Bono Said Listening to The Beatles’ for the First Time Felt Like ‘Life Force’
Many famous musicians remember where they were the first time they heard The Beatles. They are an incredibly influential band and jumpstarted a love of music for multiple generations. U2’s lead singer Bono was very young when he first heard The Beatles and still remembers it vividly.
Bono said it felt like ‘life force’ when he first heard The Beatles
U2 emerged on the rock scene in the 1980s, about a decade after The Beatles had split up. The Irish band has garnered international acclaim and success, but none of that might have happened without The Beatles. In a letter published on U2’s website, Bono said listening to “I Want to Hold Your Hand” was his earliest music memory and the first time he remembered feeling alive.
“It’s my earliest memory of music,” Bono wrote. “I was three years old and in the back garden of 10 Cedarwood Road… I associate the song with the smell of freshly cut grass as I was lying on my back on the damp green patch after my Da had cut the lawn… Beside me was a lawn mower with green-stained rotors that had to be repaired. My brother Norman could fix it… he could fix anything. It was the spring of 1964… the song on the radio felt like life force… like I was for the first time conscious that I was alive and that being alive was a really, really great idea!”
Bono said U2 models themselves after the fab four
The Beatles are still the most successful music act of all time. So, any band would wisely look to the fab four as a template for success. In an interview on MSNBC’s Andrea Mitchell Reports, Bono said The Beatles are “untouchable” and U2 uses them as a model for what four people can create musically.
“We still look to [The Beatles] as models of what can be achieved when four people get into a room and start experimenting,” Bono said. “It’s sad that two of them are gone now. It’s always worth reminding ourselves how lucky we are to be alive at a time when we grew up with the Beatles.”
When you’re in a band, it’s like you against the world,” he added. “If you come from a neighborhood in Dublin or Liverpool and you come to America, and you discover the roots of soul music and blues and stuff, that may or may not have influenced you but certainly has opened your ears and eyes up – they were the first to do that.”
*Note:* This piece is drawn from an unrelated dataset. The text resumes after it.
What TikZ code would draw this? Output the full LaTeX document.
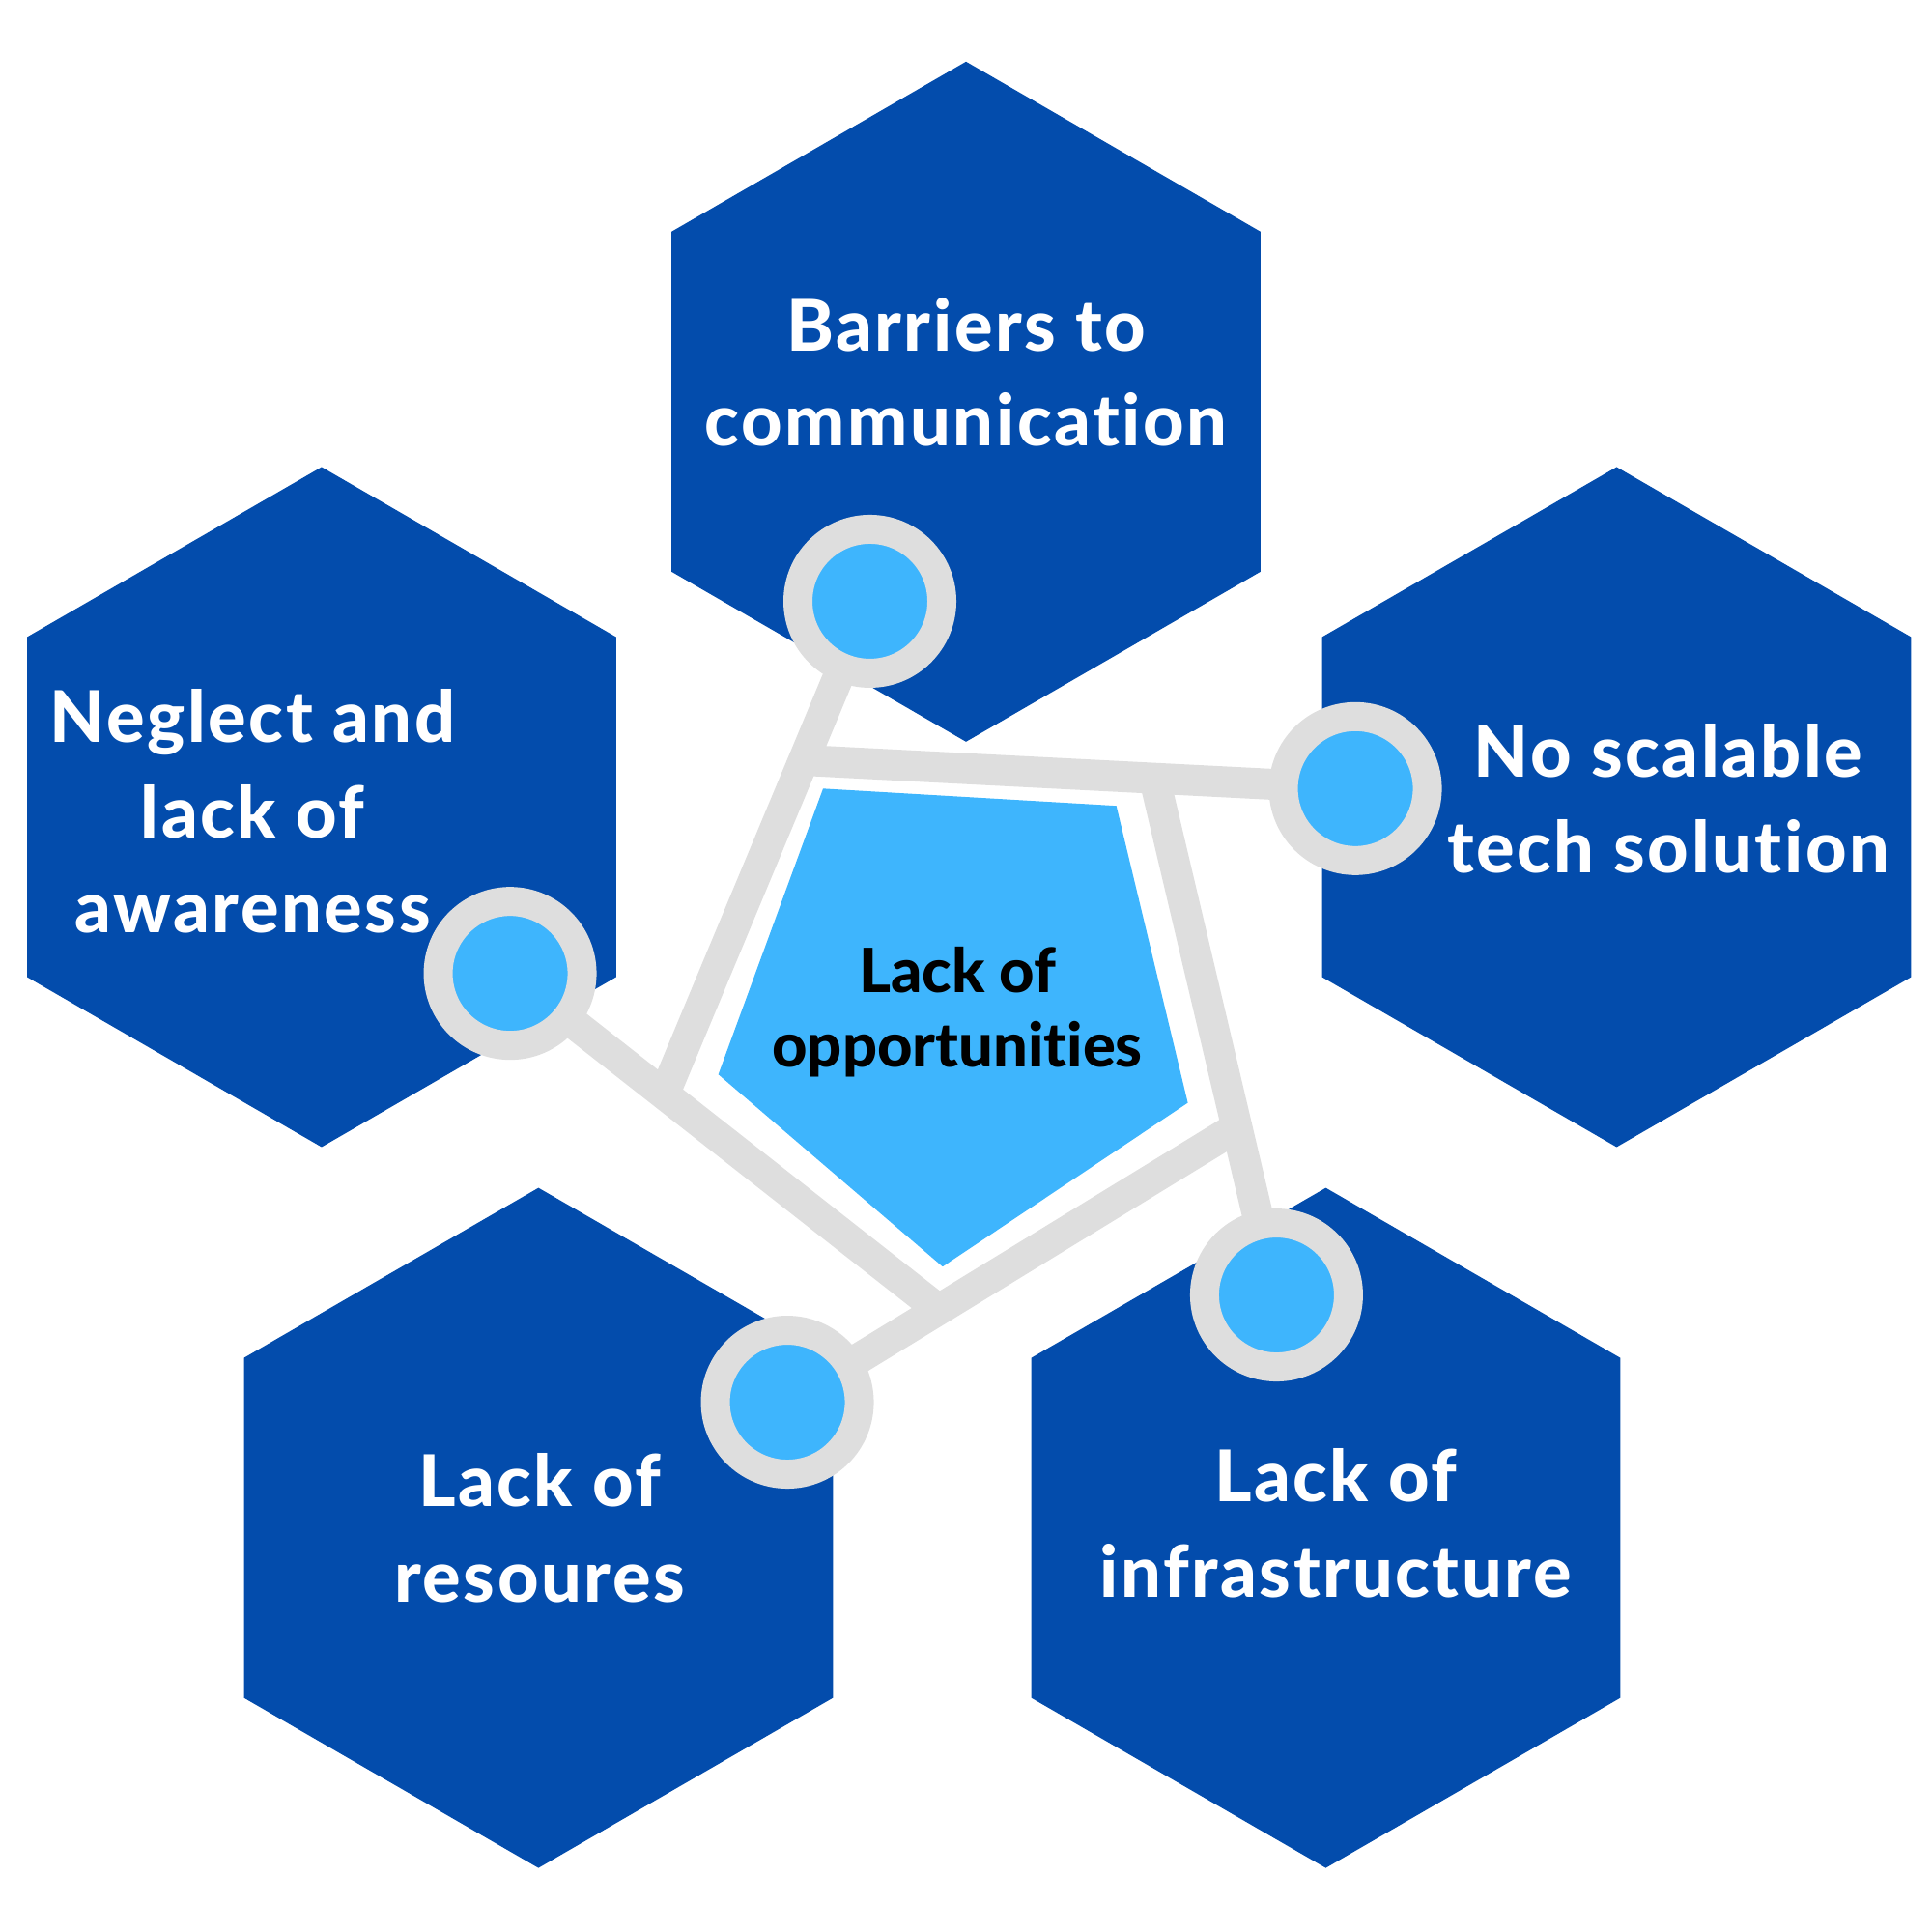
\documentclass[tikz,border=0pt]{standalone}
\usepackage{fontspec}
\setmainfont{Lato}[Ligatures=NoCommon, BoldFont={Lato Heavy}]
\newfontfamily\breit{Lato}[Ligatures=NoCommon, BoldFont={Lato Heavy}, LetterSpace=3.5]
\usetikzlibrary{shapes.geometric}

\definecolor{dunkelblau}{HTML}{034CAC}
\definecolor{hellblau}{HTML}{3EB5FD}
\definecolor{hellgrau}{HTML}{DEDEDE}

\tikzset{
	hexa/.style={regular polygon, regular polygon sides=6, rotate=30, minimum size=7.04cm, inner sep=0pt, fill=dunkelblau},
	knoten/.style={circle, minimum size=1.49cm, inner sep=0pt, line width=0.30cm, draw=hellgrau, fill=hellblau},
	speiche/.style={line width=0.32cm, draw=hellgrau, shorten <=-2pt},
	schrift/.style={align=center, anchor=base, text=white, font=\breit\bfseries\fontsize{21}{28}\selectfont}
}

\begin{document}
\begin{tikzpicture}[x=1.2755cm, y=-1.2755cm]
	\useasboundingbox (0,0) rectangle (15.68,15.68);
	
	% Sechsecke
	\foreach \n/\x/\y in {hBar/7.84/3.26, hNeg/2.61/6.55, hTech/13.12/6.55, hRes/4.37/12.40, hInf/10.76/12.40} {
		\node[hexa] (\n) at (\x,\y) {};
	}
	
	% Fuenfeck in der Mitte
	\fill[hellblau] (6.68,6.40) -- (9.06,6.54) -- (9.64,8.95) -- (7.65,10.28) -- (5.83,8.72) -- cycle;
	
	% Ecken des grauen Rahmens
	\coordinate (vTL) at (6.51,6.17);
	\coordinate (vTR) at (9.37,6.32);
	\coordinate (vR) at (10.02,9.16);
	\coordinate (vB) at (7.62,10.63);
	\coordinate (vL) at (5.40,8.86);
	
	% Kreise
	\foreach \n/\x/\y in {kBar/7.06/4.88, kTech/11.00/6.40, kNeg/4.14/7.90, kRes/6.39/11.38, kInf/10.36/10.51} {
		\node[knoten] (\n) at (\x,\y) {};
	}
	
	% Speichen vom Kreis bis zur Ecke
	\foreach \a/\b in {kBar/vL, kTech/vTL, kInf/vTR, kRes/vR, kNeg/vB} {
		\draw[speiche] (\a) -- (\b);
	}
	
	% Beschriftungen (Anker an der Grundlinie der letzten Zeile)
	\node[schrift] (tBar) at (7.84,3.62) {Barriers to\\communication};
	\node[schrift] (tNeg) at (2.05,7.57) {Neglect and\\lack of\\awareness};
	\node[schrift] (tTech) at (13.54,7.08) {No scalable\\tech solution};
	\node[schrift] (tRes) at (4.38,13.00) {Lack of\\resoures};
	\node[schrift] (tInf) at (10.84,12.96) {Lack of\\infrastructure};
	\node[schrift, text=black, font=\bfseries\fontsize{18}{21.8}\selectfont] (tOpp) at (7.77,8.66) {Lack of\\opportunities};
\end{tikzpicture}
\end{document}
U2 might not be The Beatles, but they’ve still made an impact on music
U2 released their first album, Boy, in 1980. Since then, U2 has become one of the most recognizable bands in the world, with dozens of memorable hits and albums. The band has two No. 1 hits, “With or Without You” and “I Still Haven’t Found What I’m Looking For”, along with eight No. 1 albums, including The Joshua Tree, Achtung Baby, and How to Dismantle an Atomic Bomb.
The band recently released Songs of Surrender, a collection of acoustic versions of their most popular and iconic songs.